Chain Inflation Reconsidered

TL;DR

This paper reevaluates density perturbations in chain inflation, showing that bubble collisions induce subsequent transitions, and finds that achieving the correct power spectrum requires many phase transitions per Hubble time, posing model-building challenges.

Contribution

It provides an analytical calculation of density fluctuations in chain inflation and discusses the implications of strong coupling and limited effective field theory validity.

Findings

Density perturbations are small, with non-Gaussianities of order 1.

Approximately 10^8 phase transitions per Hubble time are needed for the correct power spectrum.

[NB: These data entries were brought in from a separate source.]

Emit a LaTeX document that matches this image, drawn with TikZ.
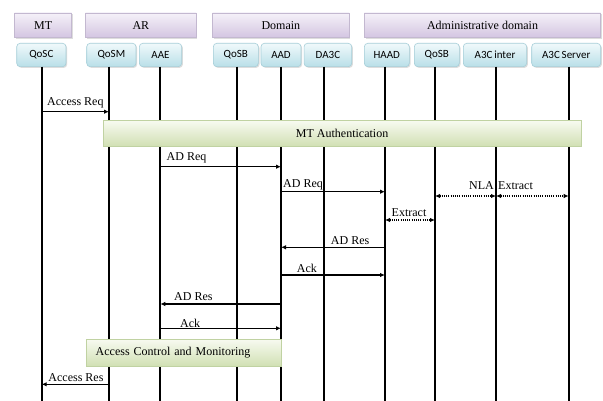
\documentclass[tikz,border=0pt]{standalone}
\usepackage{fontspec}
\setmainfont{Liberation Serif}
\newfontfamily\boxfont{Carlito}
\usetikzlibrary{arrows.meta,shadows}

\definecolor{hdrtop}{HTML}{F5F1F9}
\definecolor{hdrbot}{HTML}{D3C5E1}
\definecolor{hdrline}{HTML}{C3B8D0}
\definecolor{enttop}{HTML}{F0F9FB}
\definecolor{entbot}{HTML}{B9DFE8}
\definecolor{entline}{HTML}{A6CED8}
\definecolor{phtop}{HTML}{F7FAF0}
\definecolor{phbot}{HTML}{D1E0B4}
\definecolor{phline}{HTML}{C0D2A2}

\begin{document}
\begin{tikzpicture}[x=1pt,y=-1pt,
  softshadow/.style={drop shadow={shadow xshift=1.2pt,shadow yshift=-1.2pt,opacity=0.22,fill=black!60}},
  hdr/.style={rectangle,draw=hdrline,line width=0.6pt,top color=hdrtop,bottom color=hdrbot,
    minimum height=24.7,inner sep=0pt,font=\fontsize{12}{14}\selectfont,softshadow},
  ent/.style={rectangle,rounded corners=3.5pt,draw=entline,line width=0.6pt,top color=enttop,bottom color=entbot,
    minimum height=23.4,inner sep=0pt,font=\boxfont\fontsize{11}{13}\selectfont,softshadow},
  phase/.style={rectangle,draw=phline,line width=0.6pt,top color=phtop,bottom color=phbot,
    inner sep=0pt,font=\fontsize{12}{14}\selectfont,softshadow},
  life/.style={line width=2.2pt,black},
  msg/.style={line width=1.4pt,-{Latex[length=5pt,width=4.5pt]}},
  sync/.style={line width=1.4pt,dash pattern=on 1.1pt off 1.1pt,{Latex[length=5pt,width=4.5pt]}-{Latex[length=5pt,width=4.5pt]}},
  lbl/.style={inner sep=0pt,font=\fontsize{12}{14}\selectfont}]

\useasboundingbox (0,0) rectangle (603,401);
\fill[white] (0,0) rectangle (603,401);

% group headers
\node[hdr,minimum width=57]    (hMT)  at (43.2,25.3)  {MT};
\node[hdr,minimum width=110.3] (hAR)  at (140.85,25.3) {AR};
\node[hdr,minimum width=136.3] (hDom) at (280.85,25.3) {Domain};
\node[hdr,minimum width=236.4] (hAdm) at (482.5,25.3) {Administrative domain};

% entities
\node[ent,minimum width=49.3] (qosc)  at (41.35,55)  {QoSC};
\node[ent,minimum width=49.3] (qosm)  at (111.35,55) {QoSM};
\node[ent,minimum width=42.4] (aae)   at (160.5,55)  {AAE};
\node[ent,minimum width=45]   (qosb)  at (235.8,55)  {QoSB};
\node[ent,minimum width=40]   (aad)   at (281,55)    {AAD};
\node[ent,minimum width=47.7] (da3c)  at (327.9,55)  {DA3C};
\node[ent,minimum width=45]   (haad)  at (386.8,55)  {HAAD};
\node[ent,minimum width=45]   (qosbb) at (436.8,55)  {QoSB};
\node[ent,minimum width=63.4] (a3ci)  at (495,55)    {A3C\,inter};
\node[ent,minimum width=69]   (a3cs)  at (566.2,55)  {A3C\,Server};

% lifeline anchors
\coordinate (Lqosc)  at (41.7,66.7);
\coordinate (Lqosm)  at (109,66.7);
\coordinate (Laae)   at (160.3,66.7);
\coordinate (Lqosb)  at (237.3,66.7);
\coordinate (Laad)   at (281,66.7);
\coordinate (Lda3c)  at (324.3,66.7);
\coordinate (Lhaad)  at (385,66.7);
\coordinate (Lqosbb) at (435,66.7);
\coordinate (La3ci)  at (496,66.7);
\coordinate (La3cs)  at (568.7,66.7);
\coordinate (floor)  at (0,401);

\foreach \l in {Lqosc,Lqosm,Laae,Lqosb,Laad,Lda3c,Lhaad,Lqosbb,La3ci,La3cs}
  \draw[life] (\l) -- (\l |- floor);

% phases
\node[phase,minimum width=477.7,minimum height=25.3] (auth) at (342.15,133.35) {MT Authentication};
\node[phase,text width=176.3,inner xsep=9pt,minimum height=26.7,align=left] (acm) at (183.85,352.65) {Access Control and Monitoring};

% messages
\draw[msg] (Lqosc |- 0,111.7) -- (Lqosm |- 0,111.7);
\node[lbl,anchor=base west] (m1) at (47,106) {Access Req};

\draw[msg] (Laae |- 0,166.7) -- (Laad |- 0,166.7);
\node[lbl,anchor=base west] (m2) at (166.5,161) {AD Req};

\draw[msg] (Laad |- 0,191.7) -- (Lhaad |- 0,191.7);
\node[lbl,anchor=base west] (m3) at (283,187.5) {AD Req};

\draw[sync] (Lqosbb |- 0,196) -- (La3ci |- 0,196);
\node[lbl,anchor=base east] (m4) at (494,189.5) {NLA};
\draw[sync] (La3ci |- 0,196) -- (La3cs |- 0,196);
\node[lbl,anchor=base west] (m5) at (498,189.5) {Extract};

\draw[sync] (Lhaad |- 0,220) -- (Lqosbb |- 0,220);
\node[lbl,anchor=base west] (m6) at (391.5,216.5) {Extract};

\draw[msg] (Lhaad |- 0,247.3) -- (Laad |- 0,247.3);
\node[lbl,anchor=base east] (m7) at (369.5,244.5) {AD Res};

\draw[msg] (Laad |- 0,275) -- (Lhaad |- 0,275);
\node[lbl,anchor=base west] (m8) at (296.7,272.5) {Ack};

\draw[msg] (Laad |- 0,304) -- (Laae |- 0,304);
\node[lbl,anchor=base west] (m9) at (174,300) {AD Res};

\draw[msg] (Laae |- 0,328.3) -- (Laad |- 0,328.3);
\node[lbl,anchor=base west] (m10) at (180,327) {Ack};

\draw[msg] (Lqosm |- 0,384.3) -- (Lqosc |- 0,384.3);
\node[lbl,anchor=base west] (m11) at (48.3,381.5) {Access Res};

\end{tikzpicture}
\end{document}
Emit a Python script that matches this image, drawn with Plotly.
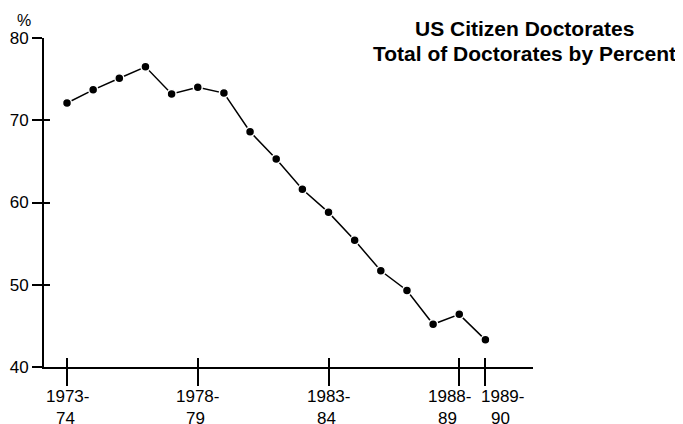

Models of chain inflation are strongly coupled with limited effective field theory validity.

Abstract

We investigate density perturbations in the chain inflation scenario, where the inflaton undergoes successive tunneling transitions along one field direction. First we show that when the bubble walls associated with such a phase transition meet, they induce the next phase transition and continue to propagate as phase interfaces. Then we present an analytical calculation of the density fluctuations and an estimate of non-Gaussianities such as f_{NL}, which we find to be small (of order 1). To get the right amplitude for the power spectrum, there have to be 10^8 phase transitions per Hubble time, a significant model building challenge. We find that working models of chain inflation must be rather strongly coupled, and thus have a very limited range of validity as effective field theories. We discuss generalizations to the multiple field case, the curvaton scenario, and noncanonical kinetic terms.